**WHAT YOU WILL DO:**
For this exercise, output only the lines between the "Generate a LaTeX" line and the "(d) at (1209,903)" line, both of them included, and skip all pictures.

**GIVEN RECORDS:**
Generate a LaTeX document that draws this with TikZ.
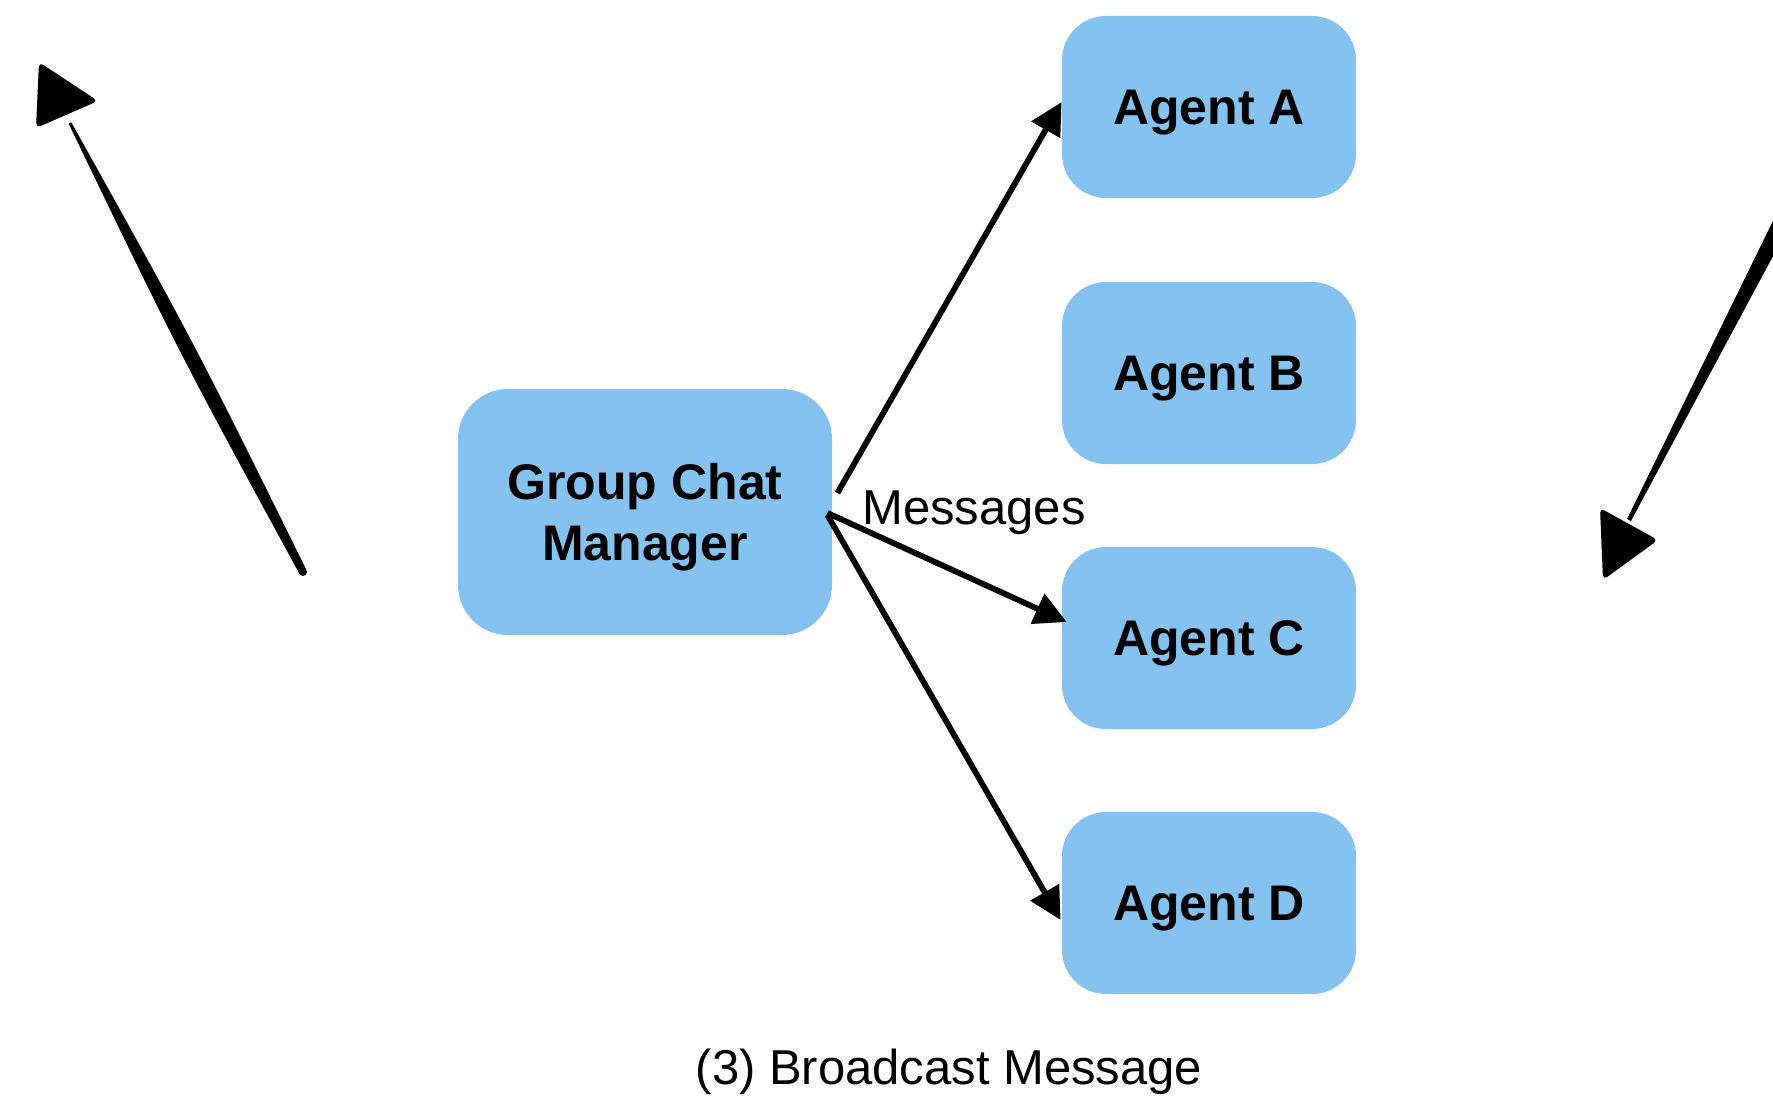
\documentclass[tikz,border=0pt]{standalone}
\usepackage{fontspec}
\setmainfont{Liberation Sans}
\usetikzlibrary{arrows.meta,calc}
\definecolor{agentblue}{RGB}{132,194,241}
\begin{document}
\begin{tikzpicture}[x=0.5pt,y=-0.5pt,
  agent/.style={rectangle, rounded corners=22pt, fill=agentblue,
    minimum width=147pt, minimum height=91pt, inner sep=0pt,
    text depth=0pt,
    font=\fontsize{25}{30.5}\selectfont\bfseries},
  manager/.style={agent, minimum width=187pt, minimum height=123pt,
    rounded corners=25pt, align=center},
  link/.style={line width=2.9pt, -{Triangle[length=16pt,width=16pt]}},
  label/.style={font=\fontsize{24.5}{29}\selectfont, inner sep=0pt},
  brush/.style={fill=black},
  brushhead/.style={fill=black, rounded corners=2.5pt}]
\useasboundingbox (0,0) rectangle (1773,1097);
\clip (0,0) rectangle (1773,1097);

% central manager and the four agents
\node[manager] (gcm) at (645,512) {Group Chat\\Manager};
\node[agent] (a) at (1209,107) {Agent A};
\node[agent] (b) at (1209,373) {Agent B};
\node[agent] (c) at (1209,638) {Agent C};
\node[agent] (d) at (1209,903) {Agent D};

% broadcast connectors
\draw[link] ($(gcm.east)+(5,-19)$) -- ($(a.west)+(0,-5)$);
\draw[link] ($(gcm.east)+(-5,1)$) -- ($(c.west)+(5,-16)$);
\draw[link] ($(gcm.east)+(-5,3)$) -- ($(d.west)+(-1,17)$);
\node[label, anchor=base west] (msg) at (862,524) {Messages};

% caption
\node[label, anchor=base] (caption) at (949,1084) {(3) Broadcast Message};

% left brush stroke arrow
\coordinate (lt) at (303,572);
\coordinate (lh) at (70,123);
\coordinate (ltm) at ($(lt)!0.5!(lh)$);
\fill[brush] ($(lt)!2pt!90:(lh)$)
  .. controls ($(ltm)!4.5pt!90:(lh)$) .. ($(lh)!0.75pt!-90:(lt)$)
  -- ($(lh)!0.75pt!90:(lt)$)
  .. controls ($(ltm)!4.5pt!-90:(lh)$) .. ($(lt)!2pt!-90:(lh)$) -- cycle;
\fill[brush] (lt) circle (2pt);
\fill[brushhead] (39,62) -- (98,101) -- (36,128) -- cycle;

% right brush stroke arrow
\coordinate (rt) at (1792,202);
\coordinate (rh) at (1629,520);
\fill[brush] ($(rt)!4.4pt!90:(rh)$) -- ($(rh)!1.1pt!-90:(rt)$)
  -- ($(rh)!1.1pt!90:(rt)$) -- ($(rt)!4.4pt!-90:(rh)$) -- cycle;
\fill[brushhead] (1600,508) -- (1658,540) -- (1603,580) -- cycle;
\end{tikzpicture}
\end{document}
--
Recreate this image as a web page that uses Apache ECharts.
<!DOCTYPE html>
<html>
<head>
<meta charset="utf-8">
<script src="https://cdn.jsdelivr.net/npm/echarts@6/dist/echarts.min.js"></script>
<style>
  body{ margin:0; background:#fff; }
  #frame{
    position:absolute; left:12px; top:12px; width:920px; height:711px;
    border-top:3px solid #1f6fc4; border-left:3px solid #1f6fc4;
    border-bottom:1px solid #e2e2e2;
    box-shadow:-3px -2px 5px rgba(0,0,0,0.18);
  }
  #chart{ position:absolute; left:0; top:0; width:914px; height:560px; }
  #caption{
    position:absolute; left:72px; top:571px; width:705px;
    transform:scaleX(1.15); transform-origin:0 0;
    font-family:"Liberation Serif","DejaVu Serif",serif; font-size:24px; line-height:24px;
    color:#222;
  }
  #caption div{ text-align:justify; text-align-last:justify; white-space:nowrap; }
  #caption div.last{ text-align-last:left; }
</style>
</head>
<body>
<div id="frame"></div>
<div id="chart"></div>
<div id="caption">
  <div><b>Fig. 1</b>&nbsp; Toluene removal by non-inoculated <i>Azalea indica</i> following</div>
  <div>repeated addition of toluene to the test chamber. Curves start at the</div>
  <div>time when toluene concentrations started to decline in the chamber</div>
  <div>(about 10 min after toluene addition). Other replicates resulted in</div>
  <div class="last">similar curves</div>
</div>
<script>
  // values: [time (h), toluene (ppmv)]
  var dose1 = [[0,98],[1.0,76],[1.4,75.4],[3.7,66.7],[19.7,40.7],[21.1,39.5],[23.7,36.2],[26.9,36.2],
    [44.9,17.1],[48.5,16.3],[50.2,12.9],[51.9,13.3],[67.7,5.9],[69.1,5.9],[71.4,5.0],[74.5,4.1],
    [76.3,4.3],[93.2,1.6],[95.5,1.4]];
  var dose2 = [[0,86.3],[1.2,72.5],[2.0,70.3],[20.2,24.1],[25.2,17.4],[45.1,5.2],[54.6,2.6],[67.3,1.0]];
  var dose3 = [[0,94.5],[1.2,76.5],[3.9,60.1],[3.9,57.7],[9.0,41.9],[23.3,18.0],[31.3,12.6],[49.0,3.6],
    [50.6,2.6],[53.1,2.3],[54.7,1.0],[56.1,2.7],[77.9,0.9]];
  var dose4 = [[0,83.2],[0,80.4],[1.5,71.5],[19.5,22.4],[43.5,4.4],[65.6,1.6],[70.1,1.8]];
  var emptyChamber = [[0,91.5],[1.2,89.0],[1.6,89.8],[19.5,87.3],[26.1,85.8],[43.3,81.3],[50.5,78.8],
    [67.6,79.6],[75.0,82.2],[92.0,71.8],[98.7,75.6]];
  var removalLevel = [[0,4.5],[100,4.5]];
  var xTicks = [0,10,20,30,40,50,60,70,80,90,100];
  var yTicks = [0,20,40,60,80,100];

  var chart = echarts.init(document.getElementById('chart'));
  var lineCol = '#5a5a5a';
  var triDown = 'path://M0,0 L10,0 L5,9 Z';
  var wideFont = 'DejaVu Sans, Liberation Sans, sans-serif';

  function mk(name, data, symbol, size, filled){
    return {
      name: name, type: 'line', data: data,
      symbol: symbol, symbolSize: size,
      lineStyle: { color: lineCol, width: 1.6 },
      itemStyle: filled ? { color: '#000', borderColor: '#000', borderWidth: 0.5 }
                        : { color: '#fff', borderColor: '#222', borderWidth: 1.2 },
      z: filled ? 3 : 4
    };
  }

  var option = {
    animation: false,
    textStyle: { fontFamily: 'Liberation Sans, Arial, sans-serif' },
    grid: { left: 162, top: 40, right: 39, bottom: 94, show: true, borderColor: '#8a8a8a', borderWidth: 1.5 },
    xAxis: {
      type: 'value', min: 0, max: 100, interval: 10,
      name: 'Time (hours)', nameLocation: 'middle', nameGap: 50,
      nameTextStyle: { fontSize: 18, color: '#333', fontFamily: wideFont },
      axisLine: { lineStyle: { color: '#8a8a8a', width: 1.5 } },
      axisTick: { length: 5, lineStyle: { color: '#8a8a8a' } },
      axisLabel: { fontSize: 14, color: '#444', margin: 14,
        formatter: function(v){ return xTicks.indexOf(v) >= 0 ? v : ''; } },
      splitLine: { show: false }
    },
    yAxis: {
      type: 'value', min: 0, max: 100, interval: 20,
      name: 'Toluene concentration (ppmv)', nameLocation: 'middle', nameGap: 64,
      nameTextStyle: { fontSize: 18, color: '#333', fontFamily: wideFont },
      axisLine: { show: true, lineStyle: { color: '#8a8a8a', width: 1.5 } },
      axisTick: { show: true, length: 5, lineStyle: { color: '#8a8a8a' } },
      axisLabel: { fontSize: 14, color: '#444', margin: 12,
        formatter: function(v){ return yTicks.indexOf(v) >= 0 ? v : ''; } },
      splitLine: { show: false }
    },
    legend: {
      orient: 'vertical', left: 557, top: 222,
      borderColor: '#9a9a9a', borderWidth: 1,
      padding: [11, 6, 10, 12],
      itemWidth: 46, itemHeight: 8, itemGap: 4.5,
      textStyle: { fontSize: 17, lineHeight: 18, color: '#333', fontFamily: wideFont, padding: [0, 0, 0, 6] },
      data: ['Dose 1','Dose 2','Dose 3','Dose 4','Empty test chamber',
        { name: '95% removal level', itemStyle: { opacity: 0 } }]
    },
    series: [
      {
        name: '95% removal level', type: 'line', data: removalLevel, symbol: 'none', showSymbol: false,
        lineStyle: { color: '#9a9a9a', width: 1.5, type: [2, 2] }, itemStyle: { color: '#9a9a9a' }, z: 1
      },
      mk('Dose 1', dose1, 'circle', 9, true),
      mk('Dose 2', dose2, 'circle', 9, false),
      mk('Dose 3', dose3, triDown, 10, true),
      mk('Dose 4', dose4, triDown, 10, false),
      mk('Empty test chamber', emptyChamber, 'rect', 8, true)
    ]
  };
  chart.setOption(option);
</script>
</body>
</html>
==
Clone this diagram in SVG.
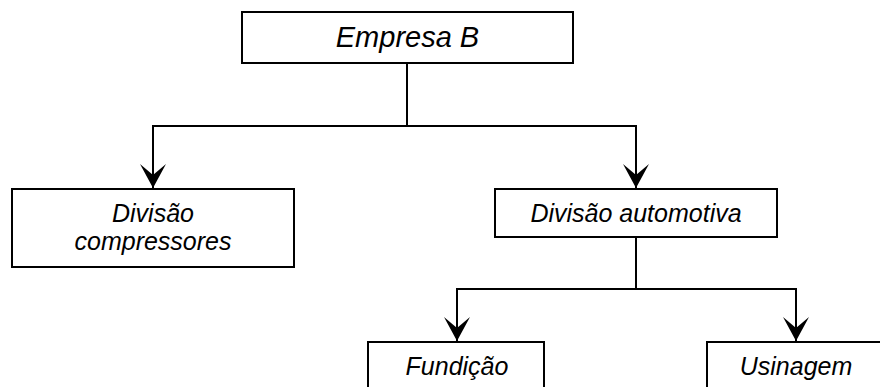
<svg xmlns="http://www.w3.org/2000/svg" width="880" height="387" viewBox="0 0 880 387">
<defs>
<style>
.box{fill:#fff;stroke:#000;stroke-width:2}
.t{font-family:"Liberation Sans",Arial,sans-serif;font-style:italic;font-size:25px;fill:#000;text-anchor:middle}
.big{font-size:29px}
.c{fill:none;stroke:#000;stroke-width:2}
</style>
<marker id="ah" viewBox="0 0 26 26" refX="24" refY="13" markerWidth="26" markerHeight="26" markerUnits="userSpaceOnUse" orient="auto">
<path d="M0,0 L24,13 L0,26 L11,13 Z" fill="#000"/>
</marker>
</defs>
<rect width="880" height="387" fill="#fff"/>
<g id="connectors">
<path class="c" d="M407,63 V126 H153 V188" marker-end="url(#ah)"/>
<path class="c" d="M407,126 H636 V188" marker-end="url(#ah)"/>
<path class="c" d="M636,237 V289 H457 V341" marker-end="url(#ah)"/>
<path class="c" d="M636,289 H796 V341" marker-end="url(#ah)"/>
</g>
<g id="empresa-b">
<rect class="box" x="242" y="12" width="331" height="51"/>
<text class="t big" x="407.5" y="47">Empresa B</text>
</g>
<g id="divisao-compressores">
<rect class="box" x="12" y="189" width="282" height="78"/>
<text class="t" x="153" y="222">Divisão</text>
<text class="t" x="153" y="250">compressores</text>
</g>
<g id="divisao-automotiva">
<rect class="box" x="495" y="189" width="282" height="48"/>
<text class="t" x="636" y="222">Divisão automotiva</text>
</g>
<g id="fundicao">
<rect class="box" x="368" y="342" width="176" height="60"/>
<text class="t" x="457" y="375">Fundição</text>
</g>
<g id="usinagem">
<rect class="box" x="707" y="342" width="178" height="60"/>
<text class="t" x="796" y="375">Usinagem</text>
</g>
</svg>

**COMPLETED EXERCISE:**
Generate a LaTeX document that draws this with TikZ.
\documentclass[tikz,border=0pt]{standalone}
\usepackage{fontspec}
\setmainfont{Liberation Sans}
\usetikzlibrary{arrows.meta,calc}
\definecolor{agentblue}{RGB}{132,194,241}
\begin{document}
\begin{tikzpicture}[x=0.5pt,y=-0.5pt,
  agent/.style={rectangle, rounded corners=22pt, fill=agentblue,
    minimum width=147pt, minimum height=91pt, inner sep=0pt,
    text depth=0pt,
    font=\fontsize{25}{30.5}\selectfont\bfseries},
  manager/.style={agent, minimum width=187pt, minimum height=123pt,
    rounded corners=25pt, align=center},
  link/.style={line width=2.9pt, -{Triangle[length=16pt,width=16pt]}},
  label/.style={font=\fontsize{24.5}{29}\selectfont, inner sep=0pt},
  brush/.style={fill=black},
  brushhead/.style={fill=black, rounded corners=2.5pt}]
\useasboundingbox (0,0) rectangle (1773,1097);
\clip (0,0) rectangle (1773,1097);

% central manager and the four agents
\node[manager] (gcm) at (645,512) {Group Chat\\Manager};
\node[agent] (a) at (1209,107) {Agent A};
\node[agent] (b) at (1209,373) {Agent B};
\node[agent] (c) at (1209,638) {Agent C};
\node[agent] (d) at (1209,903) {Agent D};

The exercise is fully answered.